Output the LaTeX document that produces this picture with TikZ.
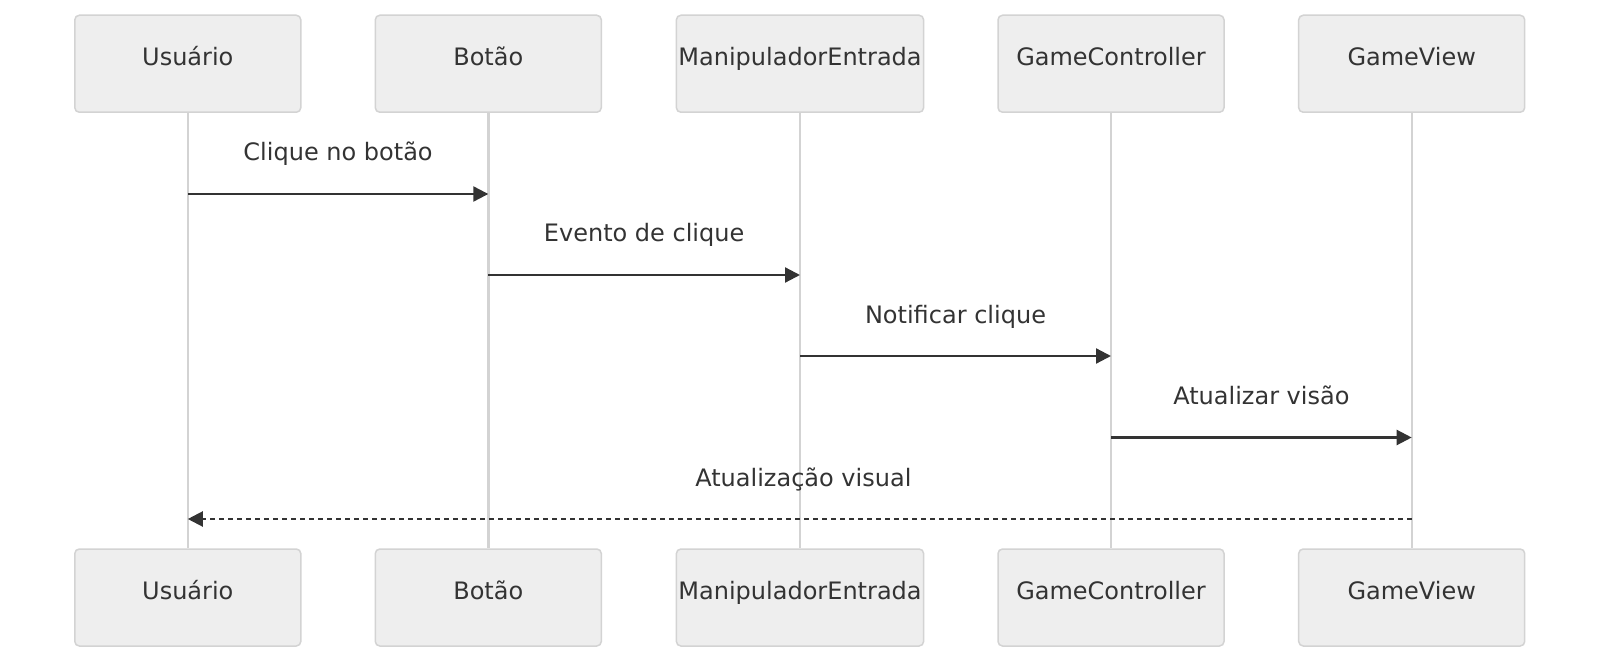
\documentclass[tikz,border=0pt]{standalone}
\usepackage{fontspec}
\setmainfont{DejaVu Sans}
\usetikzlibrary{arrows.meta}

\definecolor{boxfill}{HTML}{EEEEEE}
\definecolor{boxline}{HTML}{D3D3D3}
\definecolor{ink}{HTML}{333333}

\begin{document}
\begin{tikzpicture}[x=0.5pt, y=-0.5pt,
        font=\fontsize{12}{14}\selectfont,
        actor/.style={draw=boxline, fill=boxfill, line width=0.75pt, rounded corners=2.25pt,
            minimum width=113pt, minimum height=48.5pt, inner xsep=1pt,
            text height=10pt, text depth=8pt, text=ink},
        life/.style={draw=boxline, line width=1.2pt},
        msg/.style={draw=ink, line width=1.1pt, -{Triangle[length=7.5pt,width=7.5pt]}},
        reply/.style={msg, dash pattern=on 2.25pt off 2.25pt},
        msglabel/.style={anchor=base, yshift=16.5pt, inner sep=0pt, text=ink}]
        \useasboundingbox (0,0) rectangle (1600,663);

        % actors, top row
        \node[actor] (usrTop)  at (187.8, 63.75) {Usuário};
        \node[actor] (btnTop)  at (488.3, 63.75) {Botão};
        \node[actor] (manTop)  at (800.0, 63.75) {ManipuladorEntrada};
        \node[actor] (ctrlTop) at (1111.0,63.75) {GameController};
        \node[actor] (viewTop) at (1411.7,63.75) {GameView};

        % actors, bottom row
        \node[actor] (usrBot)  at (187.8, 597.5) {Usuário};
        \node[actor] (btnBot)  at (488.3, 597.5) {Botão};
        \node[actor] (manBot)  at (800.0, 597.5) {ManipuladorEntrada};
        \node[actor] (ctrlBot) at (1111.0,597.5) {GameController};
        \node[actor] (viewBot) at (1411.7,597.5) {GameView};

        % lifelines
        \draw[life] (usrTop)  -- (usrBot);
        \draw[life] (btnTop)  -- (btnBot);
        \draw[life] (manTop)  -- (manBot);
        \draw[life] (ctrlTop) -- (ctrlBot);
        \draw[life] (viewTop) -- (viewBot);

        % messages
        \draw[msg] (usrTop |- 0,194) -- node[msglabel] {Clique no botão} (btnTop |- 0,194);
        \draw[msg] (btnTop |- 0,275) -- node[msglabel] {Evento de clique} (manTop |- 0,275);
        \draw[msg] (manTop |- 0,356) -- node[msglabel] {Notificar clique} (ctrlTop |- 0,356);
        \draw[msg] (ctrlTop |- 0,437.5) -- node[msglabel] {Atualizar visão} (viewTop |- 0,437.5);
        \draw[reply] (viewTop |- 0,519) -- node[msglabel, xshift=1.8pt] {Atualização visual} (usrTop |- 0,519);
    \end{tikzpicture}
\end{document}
____
### [PROBLEM REQUIREMENTS]
Without the pictures, print the whole listing exactly as given.

### [EXERCISE RESULT]
Output the LaTeX document that produces this picture with TikZ.
\documentclass[tikz,border=0pt]{standalone}
\usepackage{fontspec}
\setmainfont{DejaVu Sans}
\usetikzlibrary{arrows.meta}

\definecolor{boxfill}{HTML}{EEEEEE}
\definecolor{boxline}{HTML}{D3D3D3}
\definecolor{ink}{HTML}{333333}

\begin{document}
\begin{tikzpicture}[x=0.5pt, y=-0.5pt,
        font=\fontsize{12}{14}\selectfont,
        actor/.style={draw=boxline, fill=boxfill, line width=0.75pt, rounded corners=2.25pt,
            minimum width=113pt, minimum height=48.5pt, inner xsep=1pt,
            text height=10pt, text depth=8pt, text=ink},
        life/.style={draw=boxline, line width=1.2pt},
        msg/.style={draw=ink, line width=1.1pt, -{Triangle[length=7.5pt,width=7.5pt]}},
        reply/.style={msg, dash pattern=on 2.25pt off 2.25pt},
        msglabel/.style={anchor=base, yshift=16.5pt, inner sep=0pt, text=ink}]
        \useasboundingbox (0,0) rectangle (1600,663);

        % actors, top row
        \node[actor] (usrTop)  at (187.8, 63.75) {Usuário};
        \node[actor] (btnTop)  at (488.3, 63.75) {Botão};
        \node[actor] (manTop)  at (800.0, 63.75) {ManipuladorEntrada};
        \node[actor] (ctrlTop) at (1111.0,63.75) {GameController};
        \node[actor] (viewTop) at (1411.7,63.75) {GameView};

        % actors, bottom row
        \node[actor] (usrBot)  at (187.8, 597.5) {Usuário};
        \node[actor] (btnBot)  at (488.3, 597.5) {Botão};
        \node[actor] (manBot)  at (800.0, 597.5) {ManipuladorEntrada};
        \node[actor] (ctrlBot) at (1111.0,597.5) {GameController};
        \node[actor] (viewBot) at (1411.7,597.5) {GameView};

        % lifelines
        \draw[life] (usrTop)  -- (usrBot);
        \draw[life] (btnTop)  -- (btnBot);
        \draw[life] (manTop)  -- (manBot);
        \draw[life] (ctrlTop) -- (ctrlBot);
        \draw[life] (viewTop) -- (viewBot);

        % messages
        \draw[msg] (usrTop |- 0,194) -- node[msglabel] {Clique no botão} (btnTop |- 0,194);
        \draw[msg] (btnTop |- 0,275) -- node[msglabel] {Evento de clique} (manTop |- 0,275);
        \draw[msg] (manTop |- 0,356) -- node[msglabel] {Notificar clique} (ctrlTop |- 0,356);
        \draw[msg] (ctrlTop |- 0,437.5) -- node[msglabel] {Atualizar visão} (viewTop |- 0,437.5);
        \draw[reply] (viewTop |- 0,519) -- node[msglabel, xshift=1.8pt] {Atualização visual} (usrTop |- 0,519);
    \end{tikzpicture}
\end{document}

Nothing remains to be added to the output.